- Born: 6 September 1954 Tambov Oblast, Russian SFSR, Soviet Union
- Died: 8 March 2025 (aged 70) Moscow, Russia
- Burial place: Federal Military Memorial Cemetery
- Military career
- Allegiance: USSR Russia
- Branch: Soviet Air Forces Russian Air Force
- Service years: 1971–2009
- Rank: Major General
- Commands: 37th Air Army
- Awards: Order of the Red Star; Merited Military Pilot of the Russian Federation;

= Pavel Androsov =

Soviet and Russian military officer (1954–2025)

Pavel Vasilyevich Androsov (Павел Васильевич Андросов; 6 September 1954 – 8 March 2025) was an officer of the Soviet and later Russian Air Force. He rose to the rank of Major General and served as commander of the 37th Air Army between 2007 and 2009.

==Biography==
Androsov was born on 6 September 1954 in Tambov Oblast, in what was then the Russian Soviet Socialist Federative Republic, in the Soviet Union. He graduated from the Tambov Higher Military Aviation School of Pilots in 1975 and went on to serve in Long-Range Aviation units. He carried out further education and training at the Gagarin Air Force Academy, graduating in 1988, and the Military Academy of the General Staff, graduating in 2000.

Androsov rose through ranks and positions, being appointed to command a squadron, then as deputy commander of the 185th Guards Heavy Bomber Aviation Regiment, based at Poltava, in the Ukrainian SSR. In this role he participated in combat operations in Afghanistan during the Soviet-Afghan War. He was the commander of a heavy bomber aviation regiment in the Kiev Military District, and then commander of the 55th Heavy Bomber Aviation Division based at Vozdvizhenka, Primorsky Krai, and then head of the flight safety service of the 37th Air Army.

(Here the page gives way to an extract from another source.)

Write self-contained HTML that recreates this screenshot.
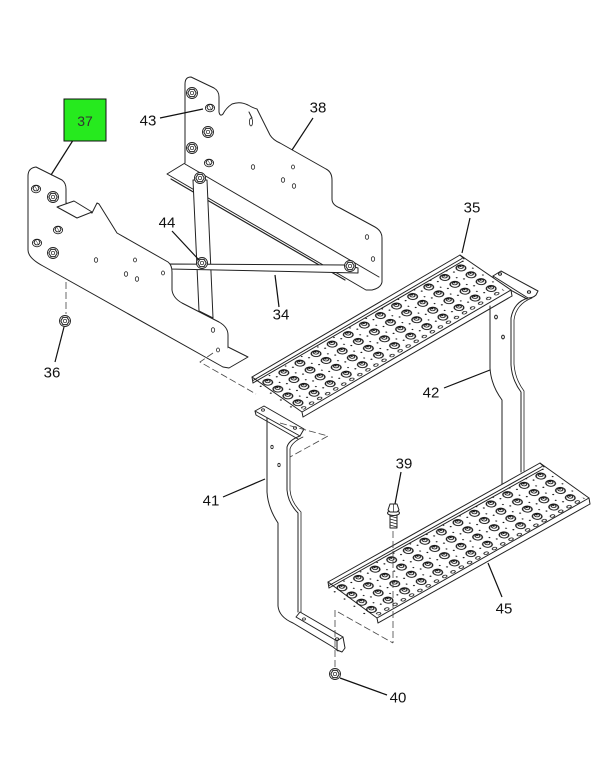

In November 2002, Androsov became chief of staff and first deputy commander of the 37th Air Army, and on 15 May 2007 was appointed its commander, with the rank of major general. He held the position until his retirement in August 2009, when the 37th Air Army was reformed as Long-Range Aviation Command.

Androsov suffered a heart attack at his office at the Tupolev design bureau on 7 March 2025, and died the following day. He was 70. He was buried at the Federal Military Memorial Cemetery on 12 March.

==Awards and honours==
Over his career Androsov was trained to fly all types of aircraft assigned to the Long-Range Aviation branch, logging more than three thousand flight hours. He was awarded the Order of the Red Star, various medals, and the title of Honoured Military Pilot of the Russian Federation.